Le 29 mai 1956, la branche Nord de l’ALN fusionnera avec les FAR mais certains de ces membres partiront au sud rejoindre l’autre branche de l’ALN pour continuer de mener la vie dure aux Espagnols.

Abbas Messaâdi, l’un des fervents opposants à l’idée de rejoindre les FAR, est assassiné à Fès le 27 juin 1956. Dans son ouvrage «Hassan II, de Gaulle, Ben Barka. Ce que je sais d’eux» (édition Karthala, 2010), Maurice Buttin revient d’ailleurs sur ce crime jamais élucidé, rapportant même qu’un certain Karim Hajjaj soupçonné d’avoir assassiné Messaâdi aurait reconnu son crime et avancé l’avoir commis «sur ordre de Ben Barka». Le 3 juillet 1956, une cérémonie est alors organisée au Palais royal à Rabat où des membres de l’ANL, ayant récemment rejoint les FAR, viendront présenter leur allégeance au sultan Mohammed Ben Youssef.

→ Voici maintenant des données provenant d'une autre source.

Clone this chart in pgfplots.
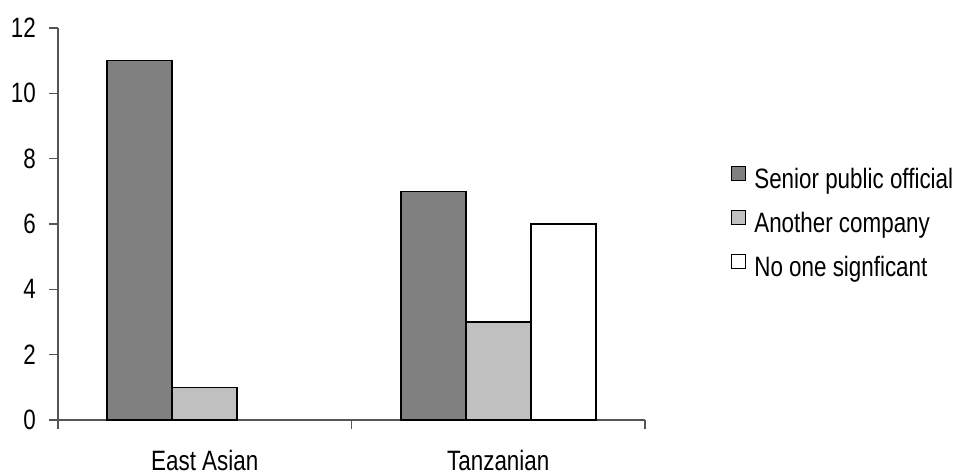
\documentclass[border=0pt]{standalone}
\usepackage{pgfplots}
\pgfplotsset{compat=1.18}
\usepackage{fontspec}
\setmainfont[FakeStretch=0.8]{Liberation Sans}
\definecolor{darkbar}{HTML}{808080}
\definecolor{lightbar}{HTML}{C0C0C0}
\definecolor{axisgray}{HTML}{555555}
\begin{document}
\fontsize{21pt}{24pt}\selectfont
\begin{tikzpicture}
\path[use as bounding box] (0,0) rectangle (720pt,356.25pt);
\begin{axis}[
  at={(43.5pt,41.25pt)}, anchor=south west,
  scale only axis,
  width=440.25pt, height=294pt,
  xmin=-0.5, xmax=1.5, ymin=0, ymax=12,
  axis x line*=bottom, axis y line*=left,
  axis line style={-, draw=axisgray, line width=0.8pt},
  every tick/.style={draw=axisgray, line width=0.8pt},
  tick align=outside,
  major tick length=6.5pt,
  xtick={-0.5,0.5,1.5}, xticklabels={},
  extra x ticks={0,1},
  extra x tick labels={East Asian,Tanzanian},
  extra x tick style={major tick length=0pt},
  ytick={0,2,4,6,8,10,12},
  /pgf/number format/assume math mode=true,
  ticklabel style={font=\fontsize{21pt}{24pt}\selectfont},
  xticklabel style={anchor=north, inner sep=0pt, text height=15pt, text depth=4pt, yshift=-23pt},
  yticklabel style={anchor=east, inner sep=0pt, xshift=-10pt},
  ybar=0pt, bar width=48.75pt,
  legend style={at={(1.1465,0.5)}, anchor=west, draw=none, fill=none,
    inner sep=0pt, row sep=12pt, column sep=6pt,
    nodes={inner sep=0pt, text height=15pt, text depth=4pt, anchor=west},
    font=\fontsize{21pt}{24pt}\selectfont},
  legend cell align=left,
  legend image code/.code={\draw[#1, line width=0.8pt] (0pt,0.5pt) rectangle (10.5pt,11pt);},
]
\addplot[fill=darkbar, draw=black, line width=1.2pt] coordinates {(0,11) (1,7)};
\addplot[fill=lightbar, draw=black, line width=1.2pt] coordinates {(0,1) (1,3)};
\addplot[fill=white, draw=black, line width=1.2pt] coordinates {(1,6)};
\legend{Senior public official, Another company, No one signficant}
\end{axis}
\end{tikzpicture}
\end{document}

Des engins blindés de reconnaissance (EBR) de l'armée française utilisés dans l'opération Écouvillon. / Ph. ECPADDes engins blindés de reconnaissance (EBR) de l'armée française utilisés dans l'opération Écouvillon. / Ph. ECPAD

Leurs camarades au Sud s’engageront auprès des résistants sahraouis dans leur guerre contre l’occupant espagnol. Des guérillas sont alors menées à différents endroits du Sahara, et notamment à Goulimine, Bou Izargen et Sidi Ifni. Les affrontements à Sidi Ifni et la résistance ardue au Sahara occidental pousseront l’Espagne à demander l’aide de la France pour une opération de pacification de la rébellion au Sahara, baptisée «Opération Écouvillon» en février 1958 après de longs mois d’affrontements avec les résistants.

L’opération aurait pris fin le 25 février et depuis, on ne garde de l’Armée de libération nationale que le souvenir d’une lutte acharnée pour l’indépendance et des témoignages de ceux ayant servi dans ses rangs.